Other countries have more to offer, do their groundwork carefully, and go for the jugular with officials laying the groundwork and ministers coming in only for the signing.  Vietnam was where Motorola wanted to site its factories from Malaysia.

Malaysian ministers come in cold, and hope all is well.  Datin Seri Rafidah herself took great pains to have a meeting with potential American investors in Manhattan free of placard carrying Malaysian and American protestors demanding the release of the former deputy prime minister. And she signed a relief when none married the event. 

There would be more of this.  When those with investments in Malaysia come forth to talk about inanities and home truths the host government would like to hear, the issue is lost.  Union Carbide, in telling potential investors about conditions in Malaysia, went to basics, not on the reality, of investment in Malaysia.  When investors expected insights, they got public relations irrelevance.

Malaysia must assume that any wanting to invest in this country do their own sums, and expect a rational discussion on what bothers them.  The minister cannot do that. The Taiwan village in Port Klang was delayed when the Taiwan investors pulled out after the Lord President, Tun Salleh Abas, was drummed out of his own court in 1988.

The judiciary's independence and impartiality took a dive, when businessmen and lawyers got the judgment they wanted.  This is not helped by the blatant bending of the rules to convict the former deputy prime minister.  Malaysia should expect that other countries in the region, to push their case for foreign investment, decry the parlous state of the Malaysian judiciary

It does not matter whether it is so or not.  If enough foreign investors believe in it, truth is no defence -- as in contempt of court or sedition trials.  If anything, the judiciary has not recovered from that shock, especially in regard to foreign investment.  Foreign investors have to be courted and weaned to invest, but no groundwork exists for that.

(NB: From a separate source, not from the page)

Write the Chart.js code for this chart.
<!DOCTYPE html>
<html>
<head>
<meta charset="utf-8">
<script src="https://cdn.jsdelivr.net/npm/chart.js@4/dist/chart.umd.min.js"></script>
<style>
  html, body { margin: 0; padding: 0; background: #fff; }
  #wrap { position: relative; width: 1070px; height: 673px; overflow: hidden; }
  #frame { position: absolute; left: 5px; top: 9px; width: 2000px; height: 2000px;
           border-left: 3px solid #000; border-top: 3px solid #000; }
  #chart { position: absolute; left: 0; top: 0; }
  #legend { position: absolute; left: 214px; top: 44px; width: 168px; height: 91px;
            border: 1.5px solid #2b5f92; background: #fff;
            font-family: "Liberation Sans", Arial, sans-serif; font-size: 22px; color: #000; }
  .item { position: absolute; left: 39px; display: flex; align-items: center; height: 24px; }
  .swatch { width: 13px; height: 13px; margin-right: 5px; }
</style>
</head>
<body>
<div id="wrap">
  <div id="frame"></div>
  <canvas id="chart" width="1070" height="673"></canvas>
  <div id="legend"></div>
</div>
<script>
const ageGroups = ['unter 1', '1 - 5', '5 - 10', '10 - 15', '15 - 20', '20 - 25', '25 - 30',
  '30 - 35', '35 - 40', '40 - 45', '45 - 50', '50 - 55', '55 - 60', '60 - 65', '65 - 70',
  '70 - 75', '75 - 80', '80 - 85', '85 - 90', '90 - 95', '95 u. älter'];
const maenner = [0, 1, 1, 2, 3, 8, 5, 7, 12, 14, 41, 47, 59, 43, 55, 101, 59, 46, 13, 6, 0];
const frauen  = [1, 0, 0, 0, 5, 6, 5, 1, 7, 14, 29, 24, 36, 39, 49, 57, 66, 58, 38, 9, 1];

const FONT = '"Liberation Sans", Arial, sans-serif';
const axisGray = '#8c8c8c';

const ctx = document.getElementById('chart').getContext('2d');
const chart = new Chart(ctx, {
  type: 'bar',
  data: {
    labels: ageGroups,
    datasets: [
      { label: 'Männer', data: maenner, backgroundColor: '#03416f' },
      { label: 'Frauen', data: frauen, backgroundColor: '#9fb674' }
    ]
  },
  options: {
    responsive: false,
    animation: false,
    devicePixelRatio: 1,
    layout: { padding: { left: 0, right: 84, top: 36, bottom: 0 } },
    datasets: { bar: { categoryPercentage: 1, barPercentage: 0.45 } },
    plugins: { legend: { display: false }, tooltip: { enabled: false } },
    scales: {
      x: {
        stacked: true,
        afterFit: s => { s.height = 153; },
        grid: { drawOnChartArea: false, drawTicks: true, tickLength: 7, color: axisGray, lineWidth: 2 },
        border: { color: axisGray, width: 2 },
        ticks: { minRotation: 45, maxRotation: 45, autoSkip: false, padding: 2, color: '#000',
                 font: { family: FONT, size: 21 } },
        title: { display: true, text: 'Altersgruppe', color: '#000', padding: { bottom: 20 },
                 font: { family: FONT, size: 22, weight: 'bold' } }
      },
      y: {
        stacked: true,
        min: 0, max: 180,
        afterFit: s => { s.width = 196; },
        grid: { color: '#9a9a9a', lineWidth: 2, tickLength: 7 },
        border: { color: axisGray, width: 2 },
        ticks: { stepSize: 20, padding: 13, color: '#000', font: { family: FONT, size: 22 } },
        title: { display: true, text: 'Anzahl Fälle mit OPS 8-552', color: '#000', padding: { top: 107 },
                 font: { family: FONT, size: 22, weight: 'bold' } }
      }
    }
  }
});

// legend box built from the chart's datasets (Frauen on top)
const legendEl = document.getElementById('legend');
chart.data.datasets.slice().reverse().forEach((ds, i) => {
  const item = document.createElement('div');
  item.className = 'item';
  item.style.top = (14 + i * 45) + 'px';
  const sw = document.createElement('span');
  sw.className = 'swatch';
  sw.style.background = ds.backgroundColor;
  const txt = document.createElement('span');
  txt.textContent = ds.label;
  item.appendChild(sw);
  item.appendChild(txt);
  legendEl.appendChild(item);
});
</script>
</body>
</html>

The investment promotion officers overseas, attached to embassies, high commissions or operate independently, seem to exist for the rare occasions when ministers come to do their work for them.  It is complicated now by the Anwar Ibrahim affair and the body blow it gave the Prime Minister and his administration.

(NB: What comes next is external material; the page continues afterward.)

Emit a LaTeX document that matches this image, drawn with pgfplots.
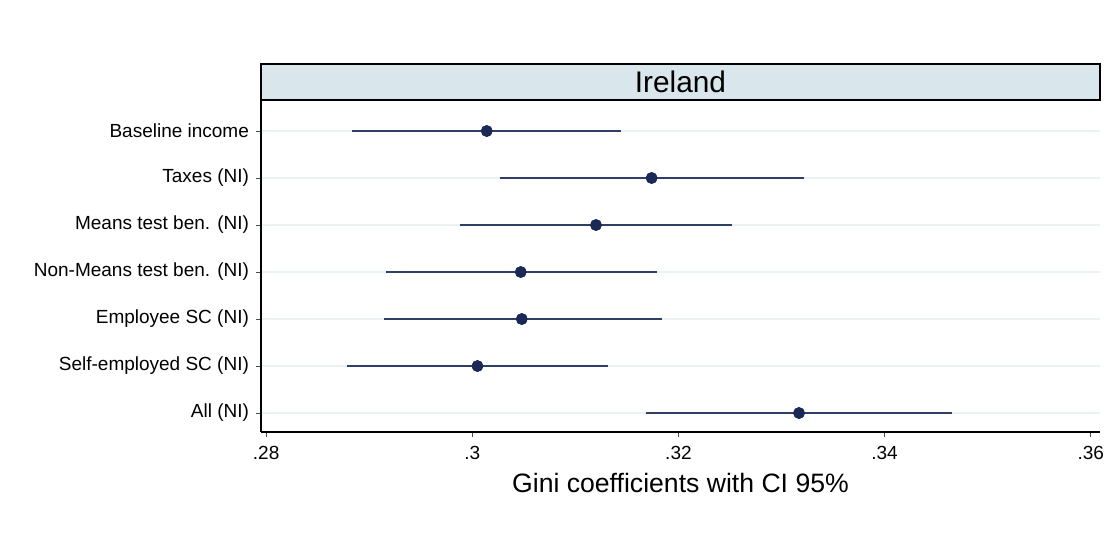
\documentclass[border=0pt]{standalone}
\usepackage{fontspec}
\setmainfont{Liberation Sans}
\usepackage{pgfplots}
\usepackage{pgfplotstable}
\pgfplotsset{compat=1.18}

\definecolor{hdrfill}{RGB}{217,230,235}
\definecolor{gridc}{RGB}{234,242,243}
\definecolor{dotc}{RGB}{26,41,85}
\definecolor{cic}{RGB}{47,62,102}

% row, estimate, lower, upper
\pgfplotstableread{
row est lo hi
1 0.3014 0.2883 0.3144
2 0.3174 0.3027 0.3322
3 0.3120 0.2988 0.3252
4 0.3047 0.2916 0.3179
5 0.3048 0.2914 0.3184
6 0.3005 0.2878 0.3132
7 0.3317 0.3169 0.3465
}\gini

\begin{document}
\begin{tikzpicture}
\begin{axis}[
    scale only axis,
    width=419.5pt, height=166pt,
    xmin=0.2795, xmax=0.3609,
    ymin=0.34, ymax=7.404,
    y dir=reverse,
    axis x line*=bottom, axis y line*=left,
    axis line style={black, line width=0.6pt},
    tick align=outside, major tick length=2.5pt,
    tick style={black!70, line width=0.5pt},
    xtick={0.28,0.30,0.32,0.34,0.36},
    xticklabels={.28,.3,.32,.34,.36},
    ytick={1,...,7},
    yticklabels={Baseline income, Taxes (NI), Means test ben. (NI),
        Non-Means test ben. (NI), Employee SC (NI),
        Self-employed SC (NI), All (NI)},
    ticklabel style={font=\fontsize{9.5}{11}\selectfont},
    xticklabel style={yshift=-1pt},
    ymajorgrids, grid style={gridc, line width=1pt},
    xlabel={Gini coefficients with CI 95\%},
    xlabel style={font=\fontsize{13.3}{15}\selectfont,
        at={(axis description cs:0.5,0)}, anchor=center, yshift=-25.5pt},
    clip=false,
]
\addplot[only marks, mark=*, mark size=2.7pt, color=dotc,
    error bars/.cd, x dir=both, x explicit, error mark=none,
    error bar style={cic, line width=1pt}]
    table[x=est, y=row,
          x error plus expr=\thisrow{hi}-\thisrow{est},
          x error minus expr=\thisrow{est}-\thisrow{lo}] {\gini};
% redraw dots on top of the bars
\addplot[only marks, mark=*, mark size=2.7pt, color=dotc]
    table[x=est, y=row] {\gini};
\end{axis}
\draw[fill=hdrfill, line width=0.6pt] (current axis.north west)
    rectangle ([yshift=18pt]current axis.north east);
\node[font=\fontsize{14.9}{17}\selectfont]
    at ([yshift=9pt]current axis.north) {Ireland};
\pgfresetboundingbox
\path[use as bounding box] ([xshift=-130.5pt,yshift=50pt]current axis.north west)
    rectangle ([xshift=2.5pt,yshift=-63pt]current axis.south east);
\end{tikzpicture}
\end{document}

Malaysia has all the advantages that almost any other country in the Third World has, but that is flawed by the breakdown of institutions, the most important of which being the judiciary. To make trite remarks as Datin Seri Rafidah makes in the United States and elsewhere around the world to drum up investment only ensures that none would invest until the underlying fear of their investments protected by reference to an impartial and independent court would bring in not new "foreign direct investment" but disinvestments.

But then Malaysia aims for form over substance every time.